Q: Can you elaborate on why diversity is important to generate returns?
A: As I noted earlier, different experiences and backgrounds drive differentiated return streams. Often too, these newer, smaller managers are still building their businesses so they’re really focused on driving performance. They’re grateful for the opportunity and feel tremendous commitment to do well by their clients.
Q: How did diversity impact performance?
A: So far, Colonial has found that out of 19 managers deployed across their client base, all but four beat their benchmark. The four that didn’t had only missed the benchmark by less than 1 per cent. The ones at the top of the list wildly outperformed the benchmark, by hundreds of basis points. The results were promising. You need managers with different points of view and different life experiences who understand different parts of the world, understand different sectors, understand different geographies. Not just white males who attend Ivy Leagues schools and worked for a private wealth management firm in New York.
Q: What are other people in the investment business doing? Are other firms working to diversify the firms that manage their funds?

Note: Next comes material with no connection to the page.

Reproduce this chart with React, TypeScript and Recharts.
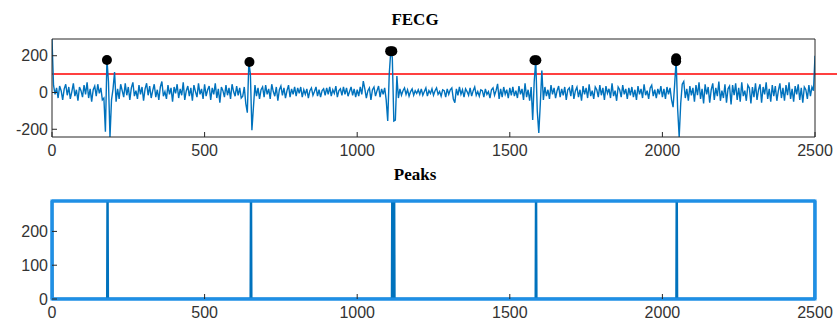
import React from 'react';
import {
  ComposedChart,
  Line,
  Scatter,
  XAxis,
  YAxis,
  ReferenceLine,
  ReferenceArea
} from 'recharts';

// FECG samples, one value every 5 samples (x = 0, 5, ..., 2500)
const sampleStep = 5;
const fecg: number[] = [
  291, 40, -10, 25, -30, 35, 10, -40, 20, 45, -15, 30, -35, 5, 50, -20, 15, -45, 30, 10,
  -25, 40, -10, 55, -30, 20, -50, 15, 35, -20, 45, -5, 25, -40, -30, -213, 180, 60, -242, -40,
  20, 111, -50, 20, -35, 45, 10, -25, 50, -15, 30, -40, 25, 55, -20, 10, -35, 40, -10, 30,
  -45, 20, 50, -15, 35, -30, 10, 45, -25, 15, -40, 30, 60, -20, 5, -35, 40, -10, 25, -50,
  30, -5, 45, -30, 20, -15, 55, -40, 10, 35, -20, 25, -45, 40, 5, -25, 50, -10, 20, -35,
  45, -20, 15, 35, -40, 25, -10, 50, -30, 20, -55, 30, 10, -25, 40, -15, 25, -35, 45, 5,
  -20, 35, -15, 25, -30, -20, 30, -60, -110, 166, 100, -205, -80, 40, -20, 25, -35, 15, 30, -25,
  40, -10, 20, -35, 45, 5, -20, 30, -45, 15, 35, -15, 25, -30, 10, 40, -25, 20, -10, 30,
  -20, 25, -5, 30, -25, 15, -10, 20, -30, 10, 25, -15, 5, 30, -20, 15, -25, 10, 20, -15,
  25, -10, 30, -20, 15, -5, 35, -25, 10, 20, -15, 30, -10, 25, -20, 5, 30, -15, 20, -25,
  15, -20, 30, -10, 62, 20, -30, 10, 25, -40, 15, 30, -20, 10, 35, -25, 20, -10, 25, -40,
  -155, 100, 225, 190, -155, -150, 90, -30, 20, -15, 10, 25, -10, 15, -20, 5, 20, -15, 10, -5,
  15, -10, 20, -15, 5, 25, -20, 10, -5, 20, -15, 10, 25, -10, 5, -20, 15, 10, -25, 20,
  -10, 15, 25, -35, -55, 20, -15, 30, -10, 15, -25, 20, 5, -15, 25, -20, 10, 30, -15, 5,
  -20, 15, 10, -25, 20, -10, 5, -30, 15, 25, -15, 10, 47, -35, 20, -25, 30, -10, 15, -30,
  25, -15, 30, -20, 10, -30, 35, -10, 20, -40, 50, -25, 15, -45, 30, -150, 60, 175, -100, -220,
  -60, 120, -40, 30, -20, 15, -35, 40, -10, 25, -30, 10, 35, -25, 20, -15, 30, -40, 15, 25,
  -20, 40, -35, 10, 30, -25, 15, -45, 35, -10, 25, -30, 45, -20, 10, -35, 30, 15, -25, 40,
  -15, 25, -40, 35, -5, 20, -30, 50, -20, 10, -45, 30, 15, -25, 40, -10, 20, -35, 25, -15,
  30, -25, 15, -40, 35, -10, 20, -30, 45, -15, 10, -35, 25, 40, -20, 15, -30, 20, -10, 35,
  -25, 20, -35, 30, -10, 25, -40, -80, 40, 177, -90, -242, -60, 45, 60, -30, 20, -45, 35, -15,
  25, -50, 40, -15, 55, -35, 20, -60, 45, -10, 30, -55, 15, 50, -40, 25, -20, 60, -45, 10,
  -30, 45, -55, 20, 35, -65, 40, -15, 50, -40, 25, -50, 55, -20, 10, -45, 40, 25, -60, 30,
  -25, 50, -40, 15, 45, -55, 30, -10, 55, -35, 20, -50, 40, -20, 35, -45, 10, 50, -30, 25,
  -45, 40, -15, 55, -35, 20, -50, 35, -10, 45, -40, 25, -55, 30, 15, -35, 40, -20, 30, 10,
  200
];

// detected peak markers
const markerX = [180, 647, 1108, 1115, 1581, 1587, 2045, 2045];
const markerY = [177, 166, 225, 225, 175, 175, 170, 186];

const threshold = 100;

// peak indices shown in the lower panel
const peakX = [182, 652, 1115, 1121, 1586, 2047];
const peakHeight = 290;

const xTicks = [0, 500, 1000, 1500, 2000, 2500];
const fecgTicks = [-200, 0, 200];
const peakTicks = [0, 100, 200];

const fecgData = fecg.map((v, i) => ({ x: i * sampleStep, y: v }));
const markerData = markerX.map((x, i) => ({ x, y: markerY[i] }));

const peakData: { x: number; y: number }[] = [{ x: 0, y: peakHeight }, { x: 1, y: 0 }];
peakX.forEach((p) => {
  peakData.push({ x: p - 1, y: 0 }, { x: p, y: peakHeight }, { x: p + 1, y: 0 });
});
peakData.push({ x: 2499, y: 0 }, { x: 2500, y: peakHeight });

const axisColor = '#262626';
const boxBlue = '#1f8fe5';
const tickStyle = { fill: '#333', fontSize: 16, fontFamily: '"Liberation Sans", Arial, sans-serif' };
const blueAxis = { stroke: boxBlue, strokeWidth: 3 };
const darkTick = { stroke: axisColor };
const titleStyle: React.CSSProperties = {
  position: 'absolute',
  left: 415,
  transform: 'translate(-50%, -50%)',
  fontFamily: '"Liberation Serif", "Times New Roman", serif',
  fontWeight: 'bold',
  fontSize: 17,
  color: '#000',
  whiteSpace: 'nowrap'
};

const App = () => {
  return (
    <div style={{ position: 'absolute', left: 0, top: 0, width: 837, height: 327, background: '#fff' }}>
      <div style={{ ...titleStyle, top: 20 }}>FECG</div>
      <div style={{ ...titleStyle, top: 175 }}>Peaks</div>

      <div style={{ position: 'absolute', left: 0, top: 0 }}>
        <ComposedChart width={837} height={165} margin={{ top: 38, right: 21, left: 0, bottom: 0 }}>
          <XAxis
            dataKey="x"
            type="number"
            domain={[0, 2500]}
            ticks={xTicks}
            allowDataOverflow
            height={28}
            tickSize={-5}
            tickMargin={13}
            tick={tickStyle}
            stroke={axisColor}
          />
          <XAxis
            xAxisId="top"
            orientation="top"
            type="number"
            domain={[0, 2500]}
            ticks={xTicks}
            height={1}
            tickSize={-5}
            tick={false}
            stroke={axisColor}
          />
          <YAxis
            type="number"
            domain={[-242, 291]}
            ticks={fecgTicks}
            allowDataOverflow
            width={52}
            tickSize={-5}
            tickMargin={9}
            tick={tickStyle}
            stroke={axisColor}
          />
          <YAxis
            yAxisId="right"
            orientation="right"
            type="number"
            domain={[-242, 291]}
            ticks={fecgTicks}
            width={1}
            tickSize={-5}
            tick={false}
            stroke={axisColor}
          />
          <ReferenceLine
            segment={[{ x: 0, y: threshold }, { x: 2575, y: threshold }]}
            stroke="#ff0000"
            strokeWidth={1.5}
            ifOverflow="visible"
          />
          <Line
            data={fecgData}
            dataKey="y"
            type="linear"
            stroke="#0072BD"
            strokeWidth={1.4}
            dot={false}
            isAnimationActive={false}
          />
          <Scatter
            data={markerData}
            dataKey="y"
            fill="#000"
            isAnimationActive={false}
            shape={(p: any) => <circle cx={p.cx} cy={p.cy} r={5} fill="#000" />}
          />
        </ComposedChart>
      </div>

      <div style={{ position: 'absolute', left: 0, top: 165 }}>
        <ComposedChart width={837} height={162} margin={{ top: 35, right: 21, left: 0, bottom: 0 }}>
          <XAxis
            dataKey="x"
            type="number"
            domain={[0, 2500]}
            ticks={xTicks}
            allowDataOverflow
            height={28}
            tickSize={-5}
            tickMargin={13}
            tick={tickStyle}
            axisLine={blueAxis}
            tickLine={darkTick}
          />
          <XAxis
            xAxisId="top"
            orientation="top"
            type="number"
            domain={[0, 2500]}
            ticks={xTicks}
            height={1}
            tickSize={-5}
            tick={false}
            axisLine={blueAxis}
            tickLine={darkTick}
          />
          <YAxis
            type="number"
            domain={[0, peakHeight]}
            ticks={peakTicks}
            allowDataOverflow
            width={52}
            tickSize={-5}
            tickMargin={9}
            tick={tickStyle}
            axisLine={blueAxis}
            tickLine={darkTick}
          />
          <YAxis
            yAxisId="right"
            orientation="right"
            type="number"
            domain={[0, peakHeight]}
            ticks={peakTicks}
            width={1}
            tickSize={-5}
            tick={false}
            axisLine={blueAxis}
            tickLine={darkTick}
          />
          <ReferenceArea
            x1={0}
            x2={2500}
            y1={0}
            y2={peakHeight}
            fill="none"
            stroke={boxBlue}
            strokeWidth={3}
            ifOverflow="visible"
          />
          <Line
            data={peakData}
            dataKey="y"
            type="linear"
            stroke="#0072BD"
            strokeWidth={2.5}
            dot={false}
            isAnimationActive={false}
          />
        </ComposedChart>
      </div>
    </div>
  );
};

export default App;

A: We definitely have seen a growing interest in this approach over the last few years. Other community foundations and private foundations with similar values have reached out to us. Consultants have also contacted us to understand how we approached this.
Q: What questions do these groups asks? What are their concerns?
A: They often want guidance on building consensus within their organisation to move the idea forward with their board and investment committee. Consultants have told me “Well, we’ve looked and we can’t find these managers,” which Colonial has disproved easily. There are also the concerns around performance, which demonstrates the inherent biases that people have.
Q: Why it is important that the ownership of the firm is diverse, as opposed to just focusing on the staff?
A: We look at the firm’s ownership, because that’s where the profits flow, that’s where the decisions are made. Then it’s also important that the teams themselves are diverse. When we meet with firms we’re always asking them about the diversity of their firm and how they share the returns that they’re earning? Are profits broadly shared across the teams? We want to see aligned incentives and that everyone is participating.
Q: Have you been able to find diverse managers across asset classes?
A: Yes, we have found diverse managers — or Colonial has on our behalf — across all asset classes. And if you look at how our assets are deployed across, say US equities, international equities, fixed income, hedge funds, private equity, it’s pretty well dispersed. Similarly, when you look across African American, Hispanic, Asian or multiple mix of those, and women, it’s pretty well spread out evenly across those groups.
Bert Feuss is senior vice president, investments, at the Silicon Valley Community Foundation, the largest community foundation in the world. According to its 2017 Annual Report, SVCF has $13.5 billion AUM.